Segundo as Constituizoni e Statuti Della Congregazione del Ss. Redentore, em 1969, fala sobre os votos evangélicos, este é “uma resposta de amor”, uma busca pelo “dom total de si”. Pela castidade o redentorista, “consagrado ao mesmo mistério” de Cristo, “dedica-se... a Deus a Missão de Cristo” para “servir o próximo com coração grande”. Assim, vemos os novos caminhos que a castidade deveria seguir e amadurecer. Em relação a pobreza,  os redentoristas abraçaram "voluntariamente a pobreza de Cristo". Inspirados nos apóstolos de Jesus, que viviam a fraternidade, os redentoristas partilhavam os bens em “comum para utilidade de todos”. Também neste sentido, a pobreza evangélica tinha em consideração a situação dos destinatários da missão, os pobres. Por isso a pobreza era um sinal de esperança de uma vida humana e fraterna. Quanto a obediência, todos, desde os superiores até os seus subordinados, deveriam servir a Deus e a comunidade com responsabilidade e solicitude, e no serviço apostólico e missionário, dentro do devido diálogo. As Constituições de 83 apresenta uma abertura maior da vivencia dos votos conforme as diversas circunstâncias e situações de cada região, província e vice província. Na radicalidade dos votos os pobres, a missão e o carisma da Congregação são levados em conta. Uma maior solidariedade evangélica perdura, a tal ponto dos redentoristas se integrarem com as causas dos pobres e lutarem pela dignidade humana deles.  


Por fim, temos as Constituições e Estatutos de 2004, ai encontramos mudanças significativas quanto aos votos religiosos. O voto de castidade mantem o seu viés de auxílio da graça de Deus e ação intercessora de Maria, nossa mãe do Perpétuo Socorro. Enquanto que o voto de pobreza nos abre um leque profético missionário atual. Onde a prioridade é “colocar em comum todos os bens” e “uma aguda sensibilidade face à pobreza do mundo e aos graves problemas sociais”. “Toda a espécie de pobreza- material, moral, espiritual- deve solicitar seu zelo apostólico”. Em casos particulares é possível participar das penúrias dos pobres. O testemunho e solidariedade com os mais pobres é a meta constante do voto de pobreza. Quanto a prática da obediência, a proposta se destina ao corpo missionário para “continuar a missão da Congregação, segundo a diversidade de lugares”. Quanto ao potencial e dons da diversidade redentorista, se promove o estímulo dos dons para o serviço redentorista em vista do carisma congregacional e da essência misericórdia divina, a caridade.
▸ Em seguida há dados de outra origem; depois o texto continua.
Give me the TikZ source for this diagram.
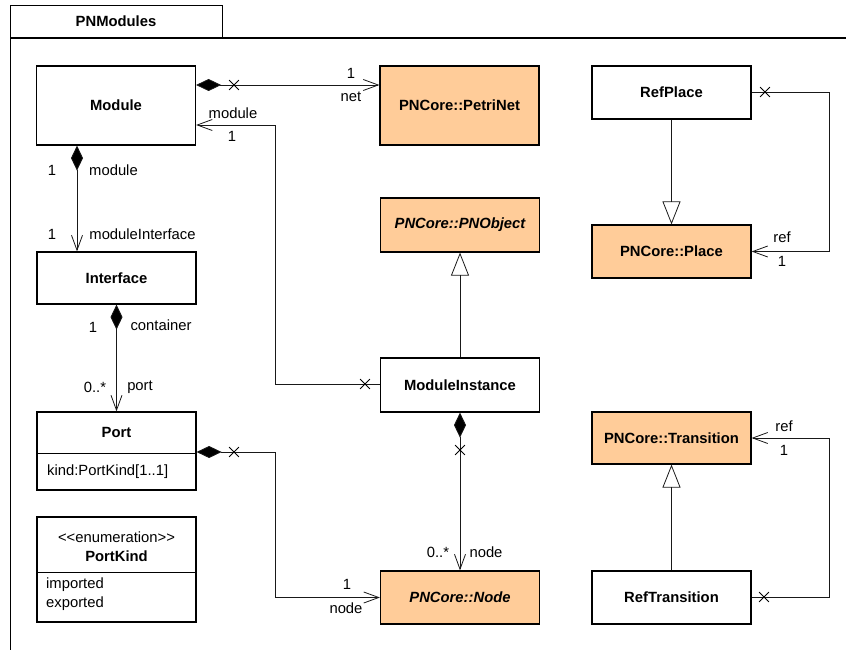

Portanto, conforme a história se segue e conforme a Congregação se abre para as investidas do Espírito, mais ela se aprofunda e se descobre sobre a importância e valor dos votos evangélicos. Eles não só possuem um caráter espiritual, e isso é de fundamental importância, mas também uma força transformadora, social, cultural, político, redentora e plena na vida do Redentorista e na vida das pessoas, em especial, os pobres e abandonados. Os votos não se reduzem a práticas fechadas, mas envolvem a razão de ser redentorista e a qualidade de sua missão. Pois não tem como pensar em conselhos evangélicos tridimensional sem uma integração com a própria existência da Congregação Redentorista e o seu desafio profético nos tempos atuais. Atualmente podemos dizer que tais votos se desdobram em três ações que os dois últimos capítulos tentam implementar: a) a restruturação para a missão, que implica uma abertura e obediência frente aos novos desafios que se segue com a evangelização e promoção humana, b) a solidariedade internacional, de pessoas e bens, para a realização do projeto redentor (pobreza-distacco), e c) uma conversão interior para identidade e fidelidade carismática missionária redentorista (castidade).